## BEGIN SUPPLIED INFORMATION
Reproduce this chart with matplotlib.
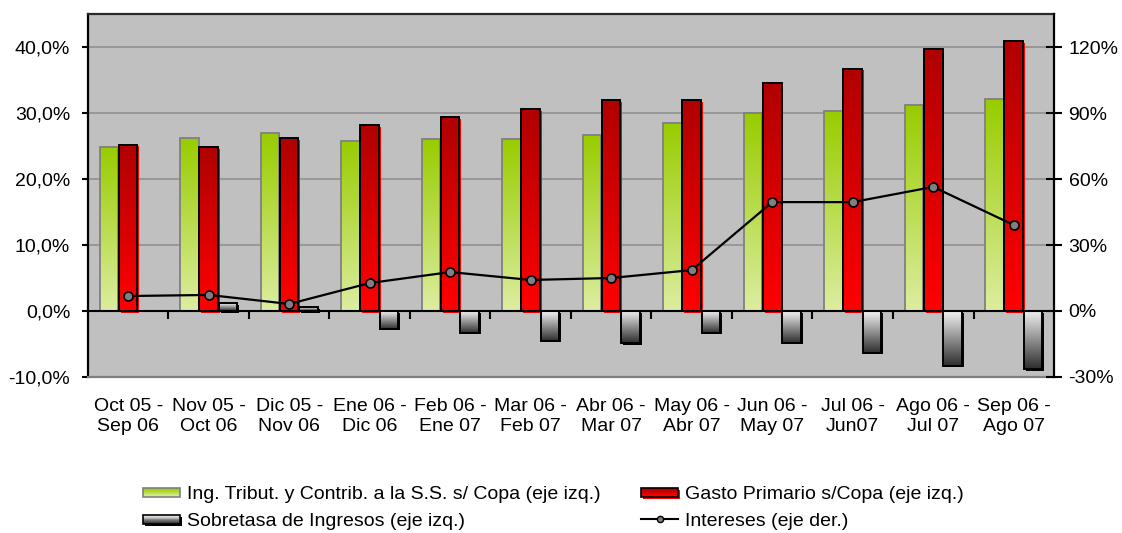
import numpy as np
import matplotlib
matplotlib.use("Agg")
import matplotlib.pyplot as plt
import matplotlib.patheffects as pe
from matplotlib.colors import to_rgb
from matplotlib.patches import Rectangle
from matplotlib.lines import Line2D
from matplotlib.legend_handler import HandlerBase
from matplotlib.ticker import FuncFormatter, MultipleLocator

plt.rcParams["font.family"] = ["Liberation Sans", "DejaVu Sans"]

# ---- data -------------------------------------------------------------
periodos = ["Oct 05 -\nSep 06", "Nov 05 -\nOct 06", "Dic 05 -\nNov 06",
            "Ene 06 -\nDic 06", "Feb 06 -\nEne 07", "Mar 06 -\nFeb 07",
            "Abr 06 -\nMar 07", "May 06 -\nAbr 07", "Jun 06 -\nMay 07",
            "Jul 06 -\nJun07", "Ago 06 -\nJul 07", "Sep 06 -\nAgo 07"]
ingresos = [24.8, 26.2, 27.0, 25.8, 26.1, 26.1, 26.7, 28.5, 30.0, 30.3, 31.2, 32.1]
gasto = [25.2, 24.8, 26.2, 28.2, 29.4, 30.6, 31.9, 31.9, 34.6, 36.7, 39.7, 40.9]
sobretasa = [0.0, 1.2, 0.6, -2.7, -3.3, -4.5, -4.9, -3.3, -4.8, -6.3, -8.3, -8.8]
intereses = [6.8, 7.3, 3.2, 12.7, 17.7, 14.1, 15.0, 18.6, 49.5, 49.5, 56.4, 39.1]

labels = ["Ing. Tribut. y Contrib. a la S.S. s/ Copa (eje izq.)",
          "Sobretasa de Ingresos (eje izq.)",
          "Gasto Primario s/Copa (eje izq.)",
          "Intereses (eje der.)"]

# gradient colours (top, bottom) for each bar series
GREEN = ("#99cc00", "#dceda0")
RED = ("#b00000", "#ff0000")
GREY = ("#f2f2f2", "#2e2e2e")


def gradient(top, bottom, n=64):
    t = np.linspace(0, 1, n)[:, None]
    c0, c1 = np.array(to_rgb(top)), np.array(to_rgb(bottom))
    return (c0 * (1 - t) + c1 * t)[:, None, :]


def gradient_bars(ax, x, values, width, colors, edge, lw, shadow=None):
    if shadow is not None:
        sh = ax.bar(x, values, width, color=shadow, zorder=2.5)
        for b in sh:
            b.set_path_effects([pe.SimplePatchShadow(offset=(1.4, -1.2),
                                                     shadow_rgbFace=shadow,
                                                     alpha=1.0)])
    outline = ax.bar(x, values, width, facecolor="none", edgecolor=edge,
                     linewidth=lw, zorder=4)
    img = gradient(*colors)
    for b in outline:
        x0, w = b.get_x(), b.get_width()
        y0, h = b.get_y(), b.get_height()
        if h == 0:
            b.set_visible(False)
            continue
        lo, hi = min(y0, y0 + h), max(y0, y0 + h)
        im = ax.imshow(img, extent=[x0, x0 + w, lo, hi], origin="upper",
                       aspect="auto", interpolation="bilinear", zorder=3)
        im.set_clip_path(b)
    return outline


fig = plt.figure(figsize=(11.22, 5.33), dpi=100)
ax = fig.add_axes([0.0784, 0.2927, 0.8610, 0.6810])
ax.set_facecolor("#c0c0c0")

x = np.arange(len(periodos))
w = 0.23
off = 0.24

gradient_bars(ax, x - off, ingresos, w, GREEN, "#808080", 1.3)
gradient_bars(ax, x, gasto, w, RED, "black", 1.4, shadow="#ff0000")
gradient_bars(ax, x + off, sobretasa, w, GREY, "black", 1.4, shadow="#000000")

ax.axhline(0, color="black", lw=1.5, zorder=5)
# category separators hanging from the zero line
ax.vlines(x[:-1] + 0.5, -1.2, 0, color="black", lw=1.5, zorder=5)

ax.set_xlim(-0.5, len(periodos) - 0.5)
ax.set_ylim(-10, 45)
ax.yaxis.set_major_locator(MultipleLocator(10))
ax.yaxis.set_major_formatter(FuncFormatter(lambda v, p: f"{v:.1f}%".replace(".", ",")))
ax.set_yticks(np.arange(-10, 41, 10))
ax.yaxis.grid(True, color="#8c8c8c", lw=1.1)
ax.set_axisbelow(True)
ax.set_xticks(x)
ax.set_xticklabels(periodos, linespacing=1.25)
ax.tick_params(axis="x", length=0, pad=15, labelsize=14)
ax.tick_params(axis="y", length=4.3, width=1.5, pad=8.5, labelsize=14, direction="out")

ax.spines["left"].set_color("black")
ax.spines["left"].set_linewidth(1.6)
ax.spines["top"].set_color("#2a2a2a")
ax.spines["top"].set_linewidth(1.6)
ax.spines["bottom"].set_color("#808080")
ax.spines["bottom"].set_linewidth(1.6)
ax.spines["right"].set_visible(False)

ax2 = ax.twinx()
ax2.set_ylim(-30, 135)
ax2.set_yticks(np.arange(-30, 121, 30))
ax2.yaxis.set_major_formatter(FuncFormatter(lambda v, p: f"{v:.0f}%"))
ax2.tick_params(axis="y", direction="inout", length=11, width=1.5, pad=5, labelsize=14)
for s in ("left", "top", "bottom"):
    ax2.spines[s].set_visible(False)
ax2.spines["right"].set_color("black")
ax2.spines["right"].set_linewidth(1.6)
ax2.plot(x, intereses, color="black", lw=1.6, marker="o", ms=6.5,
         mfc="#808080", mec="black", mew=1.2, zorder=6)


class GradientHandler(HandlerBase):
    def __init__(self, colors, edge, lw, shadow=None, steps=10):
        super().__init__()
        self.colors, self.edge, self.lw = colors, edge, lw
        self.shadow, self.steps = shadow, steps

    def create_artists(self, legend, orig_handle, xdescent, ydescent,
                       width, height, fontsize, trans):
        hh = height * 0.68
        y0 = -ydescent + (height - hh) / 2
        x0 = -xdescent
        arts = []
        if self.shadow is not None:
            arts.append(Rectangle((x0 + 1.3, y0 - 1.3), width, hh,
                                  facecolor=self.shadow, edgecolor="none",
                                  transform=trans))
        cols = gradient(*self.colors, n=self.steps)[:, 0, :]
        sh = hh / self.steps
        for i, c in enumerate(cols):
            arts.append(Rectangle((x0, y0 + hh - (i + 1) * sh), width, sh,
                                  facecolor=c, edgecolor="none", transform=trans))
        arts.append(Rectangle((x0, y0), width, hh, facecolor="none",
                              edgecolor=self.edge, lw=self.lw, transform=trans))
        return arts


h_ing, h_sob, h_gas = Rectangle((0, 0), 1, 1), Rectangle((0, 0), 1, 1), Rectangle((0, 0), 1, 1)
h_int = Line2D([], [], color="black", lw=1.5, marker="o", ms=4.5,
               mfc="#808080", mec="black")

fig.legend([h_ing, h_sob, h_gas, h_int],
           [labels[0], labels[1], labels[2], labels[3]],
           handler_map={h_ing: GradientHandler(GREEN, "#808080", 1.2),
                        h_sob: GradientHandler(GREY, "black", 1.2, shadow="black"),
                        h_gas: GradientHandler(RED, "black", 1.2, shadow="#ff0000")},
           ncol=2, loc="center left", bbox_to_anchor=(0.1275, 0.0469),
           frameon=False, fontsize=14, borderpad=0, borderaxespad=0,
           handlelength=1.9, handletextpad=0.36, columnspacing=2.1,
           labelspacing=0.48)

fig.savefig("out.png", dpi=100)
## END SUPPLIED INFORMATION
### TASK INSTRUCTIONS
Transcribe the material exactly, and leave out whatever pictures it holds.

### COMPLETE OUTPUT
Reproduce this chart with matplotlib.
import numpy as np
import matplotlib
matplotlib.use("Agg")
import matplotlib.pyplot as plt
import matplotlib.patheffects as pe
from matplotlib.colors import to_rgb
from matplotlib.patches import Rectangle
from matplotlib.lines import Line2D
from matplotlib.legend_handler import HandlerBase
from matplotlib.ticker import FuncFormatter, MultipleLocator

plt.rcParams["font.family"] = ["Liberation Sans", "DejaVu Sans"]

# ---- data -------------------------------------------------------------
periodos = ["Oct 05 -\nSep 06", "Nov 05 -\nOct 06", "Dic 05 -\nNov 06",
            "Ene 06 -\nDic 06", "Feb 06 -\nEne 07", "Mar 06 -\nFeb 07",
            "Abr 06 -\nMar 07", "May 06 -\nAbr 07", "Jun 06 -\nMay 07",
            "Jul 06 -\nJun07", "Ago 06 -\nJul 07", "Sep 06 -\nAgo 07"]
ingresos = [24.8, 26.2, 27.0, 25.8, 26.1, 26.1, 26.7, 28.5, 30.0, 30.3, 31.2, 32.1]
gasto = [25.2, 24.8, 26.2, 28.2, 29.4, 30.6, 31.9, 31.9, 34.6, 36.7, 39.7, 40.9]
sobretasa = [0.0, 1.2, 0.6, -2.7, -3.3, -4.5, -4.9, -3.3, -4.8, -6.3, -8.3, -8.8]
intereses = [6.8, 7.3, 3.2, 12.7, 17.7, 14.1, 15.0, 18.6, 49.5, 49.5, 56.4, 39.1]

labels = ["Ing. Tribut. y Contrib. a la S.S. s/ Copa (eje izq.)",
          "Sobretasa de Ingresos (eje izq.)",
          "Gasto Primario s/Copa (eje izq.)",
          "Intereses (eje der.)"]

# gradient colours (top, bottom) for each bar series
GREEN = ("#99cc00", "#dceda0")
RED = ("#b00000", "#ff0000")
GREY = ("#f2f2f2", "#2e2e2e")


def gradient(top, bottom, n=64):
    t = np.linspace(0, 1, n)[:, None]
    c0, c1 = np.array(to_rgb(top)), np.array(to_rgb(bottom))
    return (c0 * (1 - t) + c1 * t)[:, None, :]


def gradient_bars(ax, x, values, width, colors, edge, lw, shadow=None):
    if shadow is not None:
        sh = ax.bar(x, values, width, color=shadow, zorder=2.5)
        for b in sh:
            b.set_path_effects([pe.SimplePatchShadow(offset=(1.4, -1.2),
                                                     shadow_rgbFace=shadow,
                                                     alpha=1.0)])
    outline = ax.bar(x, values, width, facecolor="none", edgecolor=edge,
                     linewidth=lw, zorder=4)
    img = gradient(*colors)
    for b in outline:
        x0, w = b.get_x(), b.get_width()
        y0, h = b.get_y(), b.get_height()
        if h == 0:
            b.set_visible(False)
            continue
        lo, hi = min(y0, y0 + h), max(y0, y0 + h)
        im = ax.imshow(img, extent=[x0, x0 + w, lo, hi], origin="upper",
                       aspect="auto", interpolation="bilinear", zorder=3)
        im.set_clip_path(b)
    return outline


fig = plt.figure(figsize=(11.22, 5.33), dpi=100)
ax = fig.add_axes([0.0784, 0.2927, 0.8610, 0.6810])
ax.set_facecolor("#c0c0c0")

x = np.arange(len(periodos))
w = 0.23
off = 0.24

gradient_bars(ax, x - off, ingresos, w, GREEN, "#808080", 1.3)
gradient_bars(ax, x, gasto, w, RED, "black", 1.4, shadow="#ff0000")
gradient_bars(ax, x + off, sobretasa, w, GREY, "black", 1.4, shadow="#000000")

ax.axhline(0, color="black", lw=1.5, zorder=5)
# category separators hanging from the zero line
ax.vlines(x[:-1] + 0.5, -1.2, 0, color="black", lw=1.5, zorder=5)

ax.set_xlim(-0.5, len(periodos) - 0.5)
ax.set_ylim(-10, 45)
ax.yaxis.set_major_locator(MultipleLocator(10))
ax.yaxis.set_major_formatter(FuncFormatter(lambda v, p: f"{v:.1f}%".replace(".", ",")))
ax.set_yticks(np.arange(-10, 41, 10))
ax.yaxis.grid(True, color="#8c8c8c", lw=1.1)
ax.set_axisbelow(True)
ax.set_xticks(x)
ax.set_xticklabels(periodos, linespacing=1.25)
ax.tick_params(axis="x", length=0, pad=15, labelsize=14)
ax.tick_params(axis="y", length=4.3, width=1.5, pad=8.5, labelsize=14, direction="out")

ax.spines["left"].set_color("black")
ax.spines["left"].set_linewidth(1.6)
ax.spines["top"].set_color("#2a2a2a")
ax.spines["top"].set_linewidth(1.6)
ax.spines["bottom"].set_color("#808080")
ax.spines["bottom"].set_linewidth(1.6)
ax.spines["right"].set_visible(False)

ax2 = ax.twinx()
ax2.set_ylim(-30, 135)
ax2.set_yticks(np.arange(-30, 121, 30))
ax2.yaxis.set_major_formatter(FuncFormatter(lambda v, p: f"{v:.0f}%"))
ax2.tick_params(axis="y", direction="inout", length=11, width=1.5, pad=5, labelsize=14)
for s in ("left", "top", "bottom"):
    ax2.spines[s].set_visible(False)
ax2.spines["right"].set_color("black")
ax2.spines["right"].set_linewidth(1.6)
ax2.plot(x, intereses, color="black", lw=1.6, marker="o", ms=6.5,
         mfc="#808080", mec="black", mew=1.2, zorder=6)


class GradientHandler(HandlerBase):
    def __init__(self, colors, edge, lw, shadow=None, steps=10):
        super().__init__()
        self.colors, self.edge, self.lw = colors, edge, lw
        self.shadow, self.steps = shadow, steps

    def create_artists(self, legend, orig_handle, xdescent, ydescent,
                       width, height, fontsize, trans):
        hh = height * 0.68
        y0 = -ydescent + (height - hh) / 2
        x0 = -xdescent
        arts = []
        if self.shadow is not None:
            arts.append(Rectangle((x0 + 1.3, y0 - 1.3), width, hh,
                                  facecolor=self.shadow, edgecolor="none",
                                  transform=trans))
        cols = gradient(*self.colors, n=self.steps)[:, 0, :]
        sh = hh / self.steps
        for i, c in enumerate(cols):
            arts.append(Rectangle((x0, y0 + hh - (i + 1) * sh), width, sh,
                                  facecolor=c, edgecolor="none", transform=trans))
        arts.append(Rectangle((x0, y0), width, hh, facecolor="none",
                              edgecolor=self.edge, lw=self.lw, transform=trans))
        return arts


h_ing, h_sob, h_gas = Rectangle((0, 0), 1, 1), Rectangle((0, 0), 1, 1), Rectangle((0, 0), 1, 1)
h_int = Line2D([], [], color="black", lw=1.5, marker="o", ms=4.5,
               mfc="#808080", mec="black")

fig.legend([h_ing, h_sob, h_gas, h_int],
           [labels[0], labels[1], labels[2], labels[3]],
           handler_map={h_ing: GradientHandler(GREEN, "#808080", 1.2),
                        h_sob: GradientHandler(GREY, "black", 1.2, shadow="black"),
                        h_gas: GradientHandler(RED, "black", 1.2, shadow="#ff0000")},
           ncol=2, loc="center left", bbox_to_anchor=(0.1275, 0.0469),
           frameon=False, fontsize=14, borderpad=0, borderaxespad=0,
           handlelength=1.9, handletextpad=0.36, columnspacing=2.1,
           labelspacing=0.48)

fig.savefig("out.png", dpi=100)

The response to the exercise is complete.